§ Exercise: Repeat exactly the lines running from the first line of the data to the line containing "0.860, 0.830, 0.784]", both ends included, and nothing else; drop the pictures.

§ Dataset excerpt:
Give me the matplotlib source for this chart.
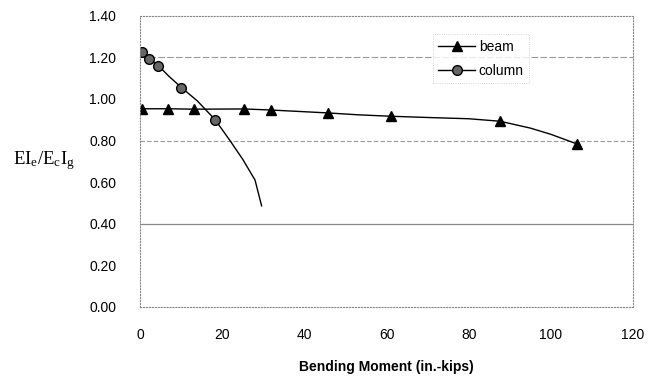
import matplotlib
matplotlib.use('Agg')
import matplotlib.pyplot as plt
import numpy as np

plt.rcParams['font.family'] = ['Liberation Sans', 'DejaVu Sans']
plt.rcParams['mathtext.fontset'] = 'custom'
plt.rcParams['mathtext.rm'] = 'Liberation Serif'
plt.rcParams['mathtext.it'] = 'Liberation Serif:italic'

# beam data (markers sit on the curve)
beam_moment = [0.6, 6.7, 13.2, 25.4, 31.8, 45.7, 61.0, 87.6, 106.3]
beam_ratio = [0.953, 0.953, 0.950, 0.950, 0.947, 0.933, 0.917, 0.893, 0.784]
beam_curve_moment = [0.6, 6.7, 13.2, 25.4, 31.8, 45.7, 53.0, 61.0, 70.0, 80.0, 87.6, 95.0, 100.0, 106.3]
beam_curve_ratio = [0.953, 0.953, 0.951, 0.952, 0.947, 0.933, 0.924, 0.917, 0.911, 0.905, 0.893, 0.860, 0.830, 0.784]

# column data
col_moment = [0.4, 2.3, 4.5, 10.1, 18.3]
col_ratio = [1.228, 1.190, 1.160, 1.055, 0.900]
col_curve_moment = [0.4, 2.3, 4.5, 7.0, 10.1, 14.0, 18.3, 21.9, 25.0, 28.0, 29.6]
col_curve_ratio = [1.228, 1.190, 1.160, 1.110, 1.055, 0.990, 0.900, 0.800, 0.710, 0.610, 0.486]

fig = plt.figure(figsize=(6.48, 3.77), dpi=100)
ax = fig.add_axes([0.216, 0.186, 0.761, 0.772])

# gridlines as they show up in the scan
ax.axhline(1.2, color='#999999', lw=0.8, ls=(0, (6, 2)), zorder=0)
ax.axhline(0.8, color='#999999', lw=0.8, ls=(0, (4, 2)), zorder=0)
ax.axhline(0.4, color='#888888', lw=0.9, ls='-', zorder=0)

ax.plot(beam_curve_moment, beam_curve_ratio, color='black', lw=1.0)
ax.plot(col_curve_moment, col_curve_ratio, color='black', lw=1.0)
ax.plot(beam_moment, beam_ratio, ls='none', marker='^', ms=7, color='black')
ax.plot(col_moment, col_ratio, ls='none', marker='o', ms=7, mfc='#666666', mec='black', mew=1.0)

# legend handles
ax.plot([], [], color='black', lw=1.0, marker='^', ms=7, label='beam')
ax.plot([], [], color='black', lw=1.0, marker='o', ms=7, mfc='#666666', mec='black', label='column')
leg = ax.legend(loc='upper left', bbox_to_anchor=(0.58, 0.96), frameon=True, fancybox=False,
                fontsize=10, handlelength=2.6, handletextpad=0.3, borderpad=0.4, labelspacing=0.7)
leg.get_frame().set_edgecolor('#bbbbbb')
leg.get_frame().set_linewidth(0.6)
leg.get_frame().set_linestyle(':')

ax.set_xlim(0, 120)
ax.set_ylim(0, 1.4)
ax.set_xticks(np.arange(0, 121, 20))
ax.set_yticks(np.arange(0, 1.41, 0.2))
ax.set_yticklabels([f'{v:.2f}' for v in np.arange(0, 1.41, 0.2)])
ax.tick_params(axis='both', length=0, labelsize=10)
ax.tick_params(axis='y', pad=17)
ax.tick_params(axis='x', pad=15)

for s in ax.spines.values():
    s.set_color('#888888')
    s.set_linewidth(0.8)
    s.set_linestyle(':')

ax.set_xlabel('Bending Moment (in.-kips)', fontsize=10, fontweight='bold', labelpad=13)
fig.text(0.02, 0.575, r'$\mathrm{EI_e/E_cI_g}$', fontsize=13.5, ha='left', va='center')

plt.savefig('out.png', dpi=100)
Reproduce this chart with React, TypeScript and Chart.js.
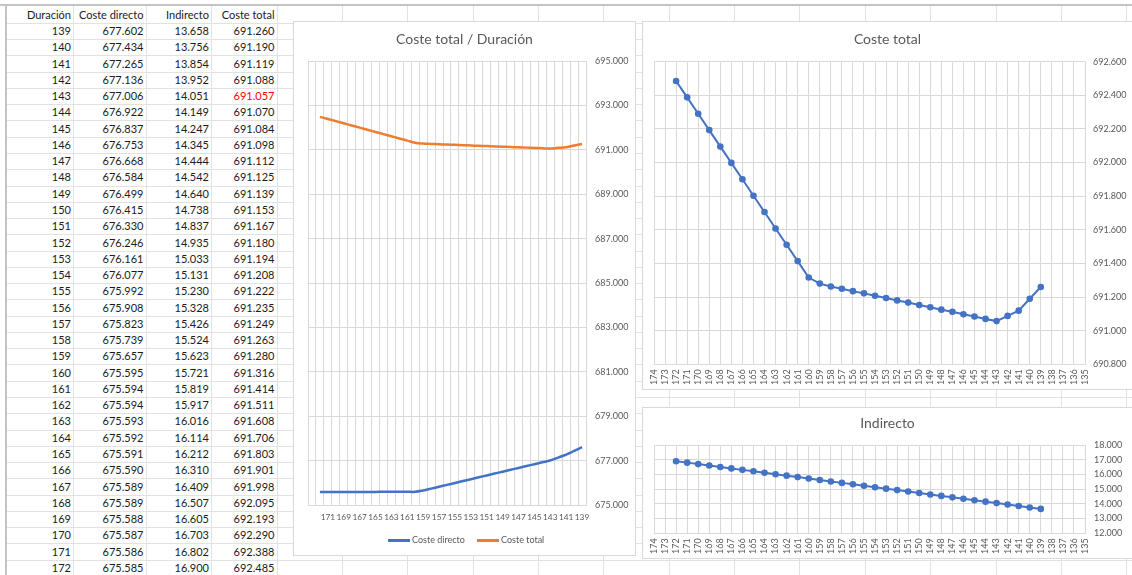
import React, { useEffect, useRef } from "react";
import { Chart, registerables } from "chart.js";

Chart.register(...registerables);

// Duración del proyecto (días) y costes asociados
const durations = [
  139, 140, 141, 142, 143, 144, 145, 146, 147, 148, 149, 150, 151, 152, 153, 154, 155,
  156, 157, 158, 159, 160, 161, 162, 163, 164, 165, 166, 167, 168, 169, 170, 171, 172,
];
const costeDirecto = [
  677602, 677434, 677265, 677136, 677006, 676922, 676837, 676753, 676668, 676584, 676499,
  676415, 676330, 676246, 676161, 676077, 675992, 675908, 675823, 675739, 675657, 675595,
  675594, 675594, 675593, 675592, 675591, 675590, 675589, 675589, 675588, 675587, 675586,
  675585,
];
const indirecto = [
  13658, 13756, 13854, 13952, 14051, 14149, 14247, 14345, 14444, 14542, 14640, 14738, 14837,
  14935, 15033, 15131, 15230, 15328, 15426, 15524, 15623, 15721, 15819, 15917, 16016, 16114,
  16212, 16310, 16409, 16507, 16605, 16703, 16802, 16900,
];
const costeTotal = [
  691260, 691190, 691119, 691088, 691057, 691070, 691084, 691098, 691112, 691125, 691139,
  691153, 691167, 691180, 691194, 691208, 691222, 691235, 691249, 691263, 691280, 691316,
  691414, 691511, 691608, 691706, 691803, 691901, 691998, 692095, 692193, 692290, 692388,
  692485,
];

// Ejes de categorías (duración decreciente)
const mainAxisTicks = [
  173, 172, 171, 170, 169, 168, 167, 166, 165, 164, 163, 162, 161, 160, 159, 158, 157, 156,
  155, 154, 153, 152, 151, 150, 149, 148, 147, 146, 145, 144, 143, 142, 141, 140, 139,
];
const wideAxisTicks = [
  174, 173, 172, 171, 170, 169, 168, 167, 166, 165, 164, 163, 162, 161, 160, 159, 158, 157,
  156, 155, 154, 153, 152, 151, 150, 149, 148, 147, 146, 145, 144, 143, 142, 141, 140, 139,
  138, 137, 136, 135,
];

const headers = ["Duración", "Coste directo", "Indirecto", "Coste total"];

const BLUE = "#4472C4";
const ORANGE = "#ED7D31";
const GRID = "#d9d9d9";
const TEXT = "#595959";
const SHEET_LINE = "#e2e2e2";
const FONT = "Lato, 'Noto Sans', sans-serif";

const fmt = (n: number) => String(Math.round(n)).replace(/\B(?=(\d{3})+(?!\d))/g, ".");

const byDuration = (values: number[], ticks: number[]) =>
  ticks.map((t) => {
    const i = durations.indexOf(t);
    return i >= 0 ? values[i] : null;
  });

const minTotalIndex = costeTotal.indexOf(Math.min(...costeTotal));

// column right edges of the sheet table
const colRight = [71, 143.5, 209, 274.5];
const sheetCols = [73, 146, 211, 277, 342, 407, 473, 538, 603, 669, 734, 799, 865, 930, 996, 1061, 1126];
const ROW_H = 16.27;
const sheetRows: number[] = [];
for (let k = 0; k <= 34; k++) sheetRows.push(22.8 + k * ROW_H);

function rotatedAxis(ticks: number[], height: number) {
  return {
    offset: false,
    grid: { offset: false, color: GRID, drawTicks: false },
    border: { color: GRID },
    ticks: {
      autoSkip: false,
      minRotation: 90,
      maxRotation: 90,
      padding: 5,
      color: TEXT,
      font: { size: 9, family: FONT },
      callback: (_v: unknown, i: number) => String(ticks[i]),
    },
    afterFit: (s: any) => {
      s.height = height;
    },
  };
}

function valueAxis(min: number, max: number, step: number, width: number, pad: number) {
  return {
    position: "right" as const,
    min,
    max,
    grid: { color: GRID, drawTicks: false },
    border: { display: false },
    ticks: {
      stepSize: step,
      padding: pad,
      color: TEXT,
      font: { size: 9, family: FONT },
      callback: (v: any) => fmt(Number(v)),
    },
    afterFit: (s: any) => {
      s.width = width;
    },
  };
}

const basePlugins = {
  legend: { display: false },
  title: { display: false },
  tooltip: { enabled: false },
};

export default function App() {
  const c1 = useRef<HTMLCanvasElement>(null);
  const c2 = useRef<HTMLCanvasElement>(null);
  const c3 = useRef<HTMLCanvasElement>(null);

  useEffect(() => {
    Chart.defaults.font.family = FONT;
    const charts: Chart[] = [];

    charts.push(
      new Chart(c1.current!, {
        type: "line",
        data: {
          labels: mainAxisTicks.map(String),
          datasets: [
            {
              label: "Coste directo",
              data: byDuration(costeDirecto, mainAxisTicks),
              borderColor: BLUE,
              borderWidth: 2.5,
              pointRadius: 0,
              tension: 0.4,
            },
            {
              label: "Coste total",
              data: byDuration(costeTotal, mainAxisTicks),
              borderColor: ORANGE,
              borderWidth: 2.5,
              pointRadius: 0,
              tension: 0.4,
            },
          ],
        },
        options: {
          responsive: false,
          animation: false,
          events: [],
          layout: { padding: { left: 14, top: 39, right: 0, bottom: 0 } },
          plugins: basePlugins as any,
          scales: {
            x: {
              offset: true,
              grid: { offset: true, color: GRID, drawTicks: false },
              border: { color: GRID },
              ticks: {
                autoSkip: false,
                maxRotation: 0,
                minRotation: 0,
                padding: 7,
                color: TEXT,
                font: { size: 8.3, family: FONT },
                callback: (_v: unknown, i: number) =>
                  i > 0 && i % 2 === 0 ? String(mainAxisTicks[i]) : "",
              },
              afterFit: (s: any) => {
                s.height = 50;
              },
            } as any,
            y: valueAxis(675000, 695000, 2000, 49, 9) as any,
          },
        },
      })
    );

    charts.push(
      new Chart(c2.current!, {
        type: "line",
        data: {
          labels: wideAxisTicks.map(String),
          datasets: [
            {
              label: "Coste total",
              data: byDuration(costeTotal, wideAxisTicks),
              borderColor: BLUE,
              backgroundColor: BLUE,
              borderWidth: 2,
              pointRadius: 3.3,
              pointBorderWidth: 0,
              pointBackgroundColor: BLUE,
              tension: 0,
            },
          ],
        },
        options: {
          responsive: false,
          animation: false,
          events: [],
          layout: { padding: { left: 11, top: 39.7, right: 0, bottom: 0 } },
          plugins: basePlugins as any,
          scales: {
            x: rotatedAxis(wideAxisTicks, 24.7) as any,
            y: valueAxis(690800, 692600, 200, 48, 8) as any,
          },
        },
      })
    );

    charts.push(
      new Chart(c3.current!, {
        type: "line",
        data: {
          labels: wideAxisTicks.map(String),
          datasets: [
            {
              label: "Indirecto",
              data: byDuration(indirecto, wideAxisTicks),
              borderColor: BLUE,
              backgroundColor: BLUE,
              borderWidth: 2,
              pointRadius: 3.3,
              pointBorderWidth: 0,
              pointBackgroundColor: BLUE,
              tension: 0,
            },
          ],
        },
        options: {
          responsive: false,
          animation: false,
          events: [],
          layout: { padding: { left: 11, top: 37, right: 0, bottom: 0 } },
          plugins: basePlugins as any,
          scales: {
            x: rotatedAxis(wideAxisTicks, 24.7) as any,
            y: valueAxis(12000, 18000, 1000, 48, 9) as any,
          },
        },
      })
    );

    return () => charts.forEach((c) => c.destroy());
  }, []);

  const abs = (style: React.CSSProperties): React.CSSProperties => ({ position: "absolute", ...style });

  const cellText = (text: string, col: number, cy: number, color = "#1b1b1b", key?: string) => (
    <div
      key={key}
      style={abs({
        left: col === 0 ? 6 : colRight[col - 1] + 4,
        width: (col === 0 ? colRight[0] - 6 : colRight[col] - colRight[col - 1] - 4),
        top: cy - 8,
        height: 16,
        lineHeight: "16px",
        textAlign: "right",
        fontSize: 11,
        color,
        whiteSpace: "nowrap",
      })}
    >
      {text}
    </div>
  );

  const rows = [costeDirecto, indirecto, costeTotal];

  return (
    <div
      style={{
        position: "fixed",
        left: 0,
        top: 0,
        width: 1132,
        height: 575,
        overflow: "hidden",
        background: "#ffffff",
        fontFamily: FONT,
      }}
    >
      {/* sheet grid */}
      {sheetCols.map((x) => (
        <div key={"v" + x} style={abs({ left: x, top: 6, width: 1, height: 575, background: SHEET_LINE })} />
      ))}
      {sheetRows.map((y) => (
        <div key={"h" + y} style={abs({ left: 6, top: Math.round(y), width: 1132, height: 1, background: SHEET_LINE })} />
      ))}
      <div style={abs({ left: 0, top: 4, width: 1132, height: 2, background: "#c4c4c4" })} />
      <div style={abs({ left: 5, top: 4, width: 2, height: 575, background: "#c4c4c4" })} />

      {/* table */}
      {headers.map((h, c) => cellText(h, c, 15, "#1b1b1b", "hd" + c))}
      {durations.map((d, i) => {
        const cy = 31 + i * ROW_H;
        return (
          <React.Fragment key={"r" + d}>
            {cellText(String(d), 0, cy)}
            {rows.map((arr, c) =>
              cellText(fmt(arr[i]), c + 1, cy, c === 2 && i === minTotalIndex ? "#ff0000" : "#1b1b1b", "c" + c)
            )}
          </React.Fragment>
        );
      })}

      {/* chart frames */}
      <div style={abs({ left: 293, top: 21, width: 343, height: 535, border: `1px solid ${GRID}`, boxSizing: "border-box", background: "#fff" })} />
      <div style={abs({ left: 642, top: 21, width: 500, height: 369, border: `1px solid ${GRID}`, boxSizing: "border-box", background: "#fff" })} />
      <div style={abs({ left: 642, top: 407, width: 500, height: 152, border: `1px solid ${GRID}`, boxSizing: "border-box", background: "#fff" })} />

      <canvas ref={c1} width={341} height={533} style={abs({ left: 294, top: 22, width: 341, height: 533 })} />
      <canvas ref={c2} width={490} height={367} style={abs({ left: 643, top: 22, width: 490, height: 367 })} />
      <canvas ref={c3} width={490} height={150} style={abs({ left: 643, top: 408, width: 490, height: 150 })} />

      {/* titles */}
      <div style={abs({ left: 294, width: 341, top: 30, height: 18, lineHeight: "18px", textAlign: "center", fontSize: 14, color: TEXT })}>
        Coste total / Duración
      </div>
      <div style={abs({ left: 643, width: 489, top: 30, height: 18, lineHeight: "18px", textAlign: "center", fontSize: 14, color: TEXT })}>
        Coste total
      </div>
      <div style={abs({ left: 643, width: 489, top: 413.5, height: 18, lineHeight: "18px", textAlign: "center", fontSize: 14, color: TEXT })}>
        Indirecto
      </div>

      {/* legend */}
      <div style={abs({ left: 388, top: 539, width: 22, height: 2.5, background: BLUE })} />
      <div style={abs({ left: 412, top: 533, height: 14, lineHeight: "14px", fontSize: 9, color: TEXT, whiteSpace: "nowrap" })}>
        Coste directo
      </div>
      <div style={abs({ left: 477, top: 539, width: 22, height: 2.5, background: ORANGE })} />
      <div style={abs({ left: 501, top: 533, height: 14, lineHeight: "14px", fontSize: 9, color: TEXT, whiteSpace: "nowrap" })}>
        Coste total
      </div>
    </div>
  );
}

§ Problem solution:
Give me the matplotlib source for this chart.
import matplotlib
matplotlib.use('Agg')
import matplotlib.pyplot as plt
import numpy as np

plt.rcParams['font.family'] = ['Liberation Sans', 'DejaVu Sans']
plt.rcParams['mathtext.fontset'] = 'custom'
plt.rcParams['mathtext.rm'] = 'Liberation Serif'
plt.rcParams['mathtext.it'] = 'Liberation Serif:italic'

# beam data (markers sit on the curve)
beam_moment = [0.6, 6.7, 13.2, 25.4, 31.8, 45.7, 61.0, 87.6, 106.3]
beam_ratio = [0.953, 0.953, 0.950, 0.950, 0.947, 0.933, 0.917, 0.893, 0.784]
beam_curve_moment = [0.6, 6.7, 13.2, 25.4, 31.8, 45.7, 53.0, 61.0, 70.0, 80.0, 87.6, 95.0, 100.0, 106.3]
beam_curve_ratio = [0.953, 0.953, 0.951, 0.952, 0.947, 0.933, 0.924, 0.917, 0.911, 0.905, 0.893, 0.860, 0.830, 0.784]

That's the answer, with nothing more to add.